[Start of Provided material]

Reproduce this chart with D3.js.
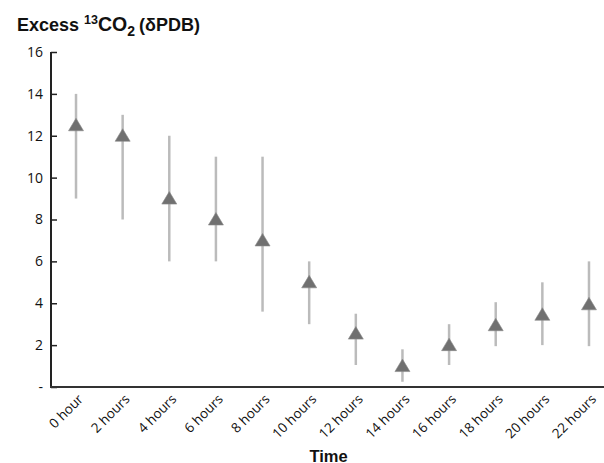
<!DOCTYPE html>
<html><head><meta charset="utf-8">
<script src="https://cdn.jsdelivr.net/npm/d3@7"></script>
<style>body{margin:0;background:#fff}svg{display:block}</style>
</head><body>
<svg id="c" width="604" height="463"></svg>
<script>
const categories = ["0 hour","2 hours","4 hours","6 hours","8 hours","10 hours","12 hours","14 hours","16 hours","18 hours","20 hours","22 hours"];
const means = [12.5, 12, 9, 8, 7, 5, 2.55, 1, 2, 2.95, 3.45, 3.95];
const upper = [14, 13, 12, 11, 11, 6, 3.5, 1.8, 3, 4.05, 5, 6];
const lower = [9, 8, 6, 6, 3.6, 3, 1.05, 0.25, 1.05, 1.95, 2, 1.95];
const yTicks = [0, 2, 4, 6, 8, 10, 12, 14, 16];
const yTickLabels = ["-", "2", "4", "6", "8", "10", "12", "14", "16"];

const svg = d3.select("#c");
const x = d3.scaleBand().domain(categories).range([52.7, 612.3]);
const y = d3.scaleLinear().domain([0, 16]).range([387, 52]);

// error bars
svg.append("g").selectAll("line").data(categories).join("line")
  .attr("x1", d => x(d) + x.bandwidth()/2).attr("x2", d => x(d) + x.bandwidth()/2)
  .attr("y1", (d,i) => y(upper[i])).attr("y2", (d,i) => y(lower[i]))
  .attr("stroke", "#bbbbbb").attr("stroke-width", 2.5);

// triangles
svg.append("g").selectAll("path").data(categories).join("path")
  .attr("d", "M0,-7L7.5,5.5L-7.5,5.5Z")
  .attr("transform", (d,i) => `translate(${x(d) + x.bandwidth()/2},${y(means[i])})`)
  .attr("fill", "#707070").attr("stroke", "#8a8a8a").attr("stroke-width", 0.6);

// y axis
const yAxis = d3.axisLeft(y).tickValues(yTicks).tickFormat((d,i) => yTickLabels[i]).tickSize(-6).tickSizeOuter(0);
const gy = svg.append("g").attr("transform", "translate(51,0)").call(yAxis);
gy.select(".domain").attr("stroke", "#222").attr("stroke-width", 2).attr("d", `M0,${y(16)}V${y(0)}`);
gy.selectAll(".tick line").attr("stroke", "#222").attr("stroke-width", 1.5);
gy.selectAll(".tick text").attr("font-family", "'Open Sans', sans-serif").attr("font-size", 14).attr("fill", "#111").attr("x", -8);

// x axis
const xAxis = d3.axisBottom(x).tickSize(0).tickSizeOuter(0);
const gx = svg.append("g").attr("transform", `translate(0,${y(0)})`).call(xAxis);
gx.select(".domain").attr("stroke", "#333").attr("stroke-width", 2.2).attr("d", "M50,0H604");
gx.selectAll(".tick text")
  .attr("font-family", "'Open Sans', sans-serif").attr("font-size", 13.5).attr("fill", "#111")
  .attr("text-anchor", "end").attr("dy", 0).attr("y", 0)
  .attr("transform", "translate(8,13) rotate(-45)");

// title
const t = svg.append("text").attr("x", 17).attr("y", 31)
  .attr("font-family", "'Liberation Sans', Arial, sans-serif").attr("font-weight", "bold").attr("font-size", 18).attr("fill", "#111");
t.append("tspan").text("Excess ");
t.append("tspan").attr("font-size", 12.5).attr("dy", -7).text("13");
t.append("tspan").attr("dy", 7).attr("font-size", 19.5).text("CO");
t.append("tspan").attr("font-size", 14).attr("dy", 5).text("2");
t.append("tspan").attr("dy", -5).attr("dx", 4).text("(δPDB)");

// x title
svg.append("text").attr("x", 328.5).attr("y", 461.5).attr("text-anchor", "middle")
  .attr("font-family", "'Liberation Sans', Arial, sans-serif").attr("font-weight", "bold").attr("font-size", 16.5).attr("fill", "#111")
  .text("Time");
</script>
</body></html>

[End of Provided material]

Short task => The data above should be repeated exactly, minus any pictures.

Complete output =>
Reproduce this chart with D3.js.
<!DOCTYPE html>
<html><head><meta charset="utf-8">
<script src="https://cdn.jsdelivr.net/npm/d3@7"></script>
<style>body{margin:0;background:#fff}svg{display:block}</style>
</head><body>
<svg id="c" width="604" height="463"></svg>
<script>
const categories = ["0 hour","2 hours","4 hours","6 hours","8 hours","10 hours","12 hours","14 hours","16 hours","18 hours","20 hours","22 hours"];
const means = [12.5, 12, 9, 8, 7, 5, 2.55, 1, 2, 2.95, 3.45, 3.95];
const upper = [14, 13, 12, 11, 11, 6, 3.5, 1.8, 3, 4.05, 5, 6];
const lower = [9, 8, 6, 6, 3.6, 3, 1.05, 0.25, 1.05, 1.95, 2, 1.95];
const yTicks = [0, 2, 4, 6, 8, 10, 12, 14, 16];
const yTickLabels = ["-", "2", "4", "6", "8", "10", "12", "14", "16"];

const svg = d3.select("#c");
const x = d3.scaleBand().domain(categories).range([52.7, 612.3]);
const y = d3.scaleLinear().domain([0, 16]).range([387, 52]);

// error bars
svg.append("g").selectAll("line").data(categories).join("line")
  .attr("x1", d => x(d) + x.bandwidth()/2).attr("x2", d => x(d) + x.bandwidth()/2)
  .attr("y1", (d,i) => y(upper[i])).attr("y2", (d,i) => y(lower[i]))
  .attr("stroke", "#bbbbbb").attr("stroke-width", 2.5);

// triangles
svg.append("g").selectAll("path").data(categories).join("path")
  .attr("d", "M0,-7L7.5,5.5L-7.5,5.5Z")
  .attr("transform", (d,i) => `translate(${x(d) + x.bandwidth()/2},${y(means[i])})`)
  .attr("fill", "#707070").attr("stroke", "#8a8a8a").attr("stroke-width", 0.6);

// y axis
const yAxis = d3.axisLeft(y).tickValues(yTicks).tickFormat((d,i) => yTickLabels[i]).tickSize(-6).tickSizeOuter(0);
const gy = svg.append("g").attr("transform", "translate(51,0)").call(yAxis);
gy.select(".domain").attr("stroke", "#222").attr("stroke-width", 2).attr("d", `M0,${y(16)}V${y(0)}`);
gy.selectAll(".tick line").attr("stroke", "#222").attr("stroke-width", 1.5);
gy.selectAll(".tick text").attr("font-family", "'Open Sans', sans-serif").attr("font-size", 14).attr("fill", "#111").attr("x", -8);

// x axis
const xAxis = d3.axisBottom(x).tickSize(0).tickSizeOuter(0);
const gx = svg.append("g").attr("transform", `translate(0,${y(0)})`).call(xAxis);
gx.select(".domain").attr("stroke", "#333").attr("stroke-width", 2.2).attr("d", "M50,0H604");
gx.selectAll(".tick text")
  .attr("font-family", "'Open Sans', sans-serif").attr("font-size", 13.5).attr("fill", "#111")
  .attr("text-anchor", "end").attr("dy", 0).attr("y", 0)
  .attr("transform", "translate(8,13) rotate(-45)");

// title
const t = svg.append("text").attr("x", 17).attr("y", 31)
  .attr("font-family", "'Liberation Sans', Arial, sans-serif").attr("font-weight", "bold").attr("font-size", 18).attr("fill", "#111");
t.append("tspan").text("Excess ");
t.append("tspan").attr("font-size", 12.5).attr("dy", -7).text("13");
t.append("tspan").attr("dy", 7).attr("font-size", 19.5).text("CO");
t.append("tspan").attr("font-size", 14).attr("dy", 5).text("2");
t.append("tspan").attr("dy", -5).attr("dx", 4).text("(δPDB)");

// x title
svg.append("text").attr("x", 328.5).attr("y", 461.5).attr("text-anchor", "middle")
  .attr("font-family", "'Liberation Sans', Arial, sans-serif").attr("font-weight", "bold").attr("font-size", 16.5).attr("fill", "#111")
  .text("Time");
</script>
</body></html>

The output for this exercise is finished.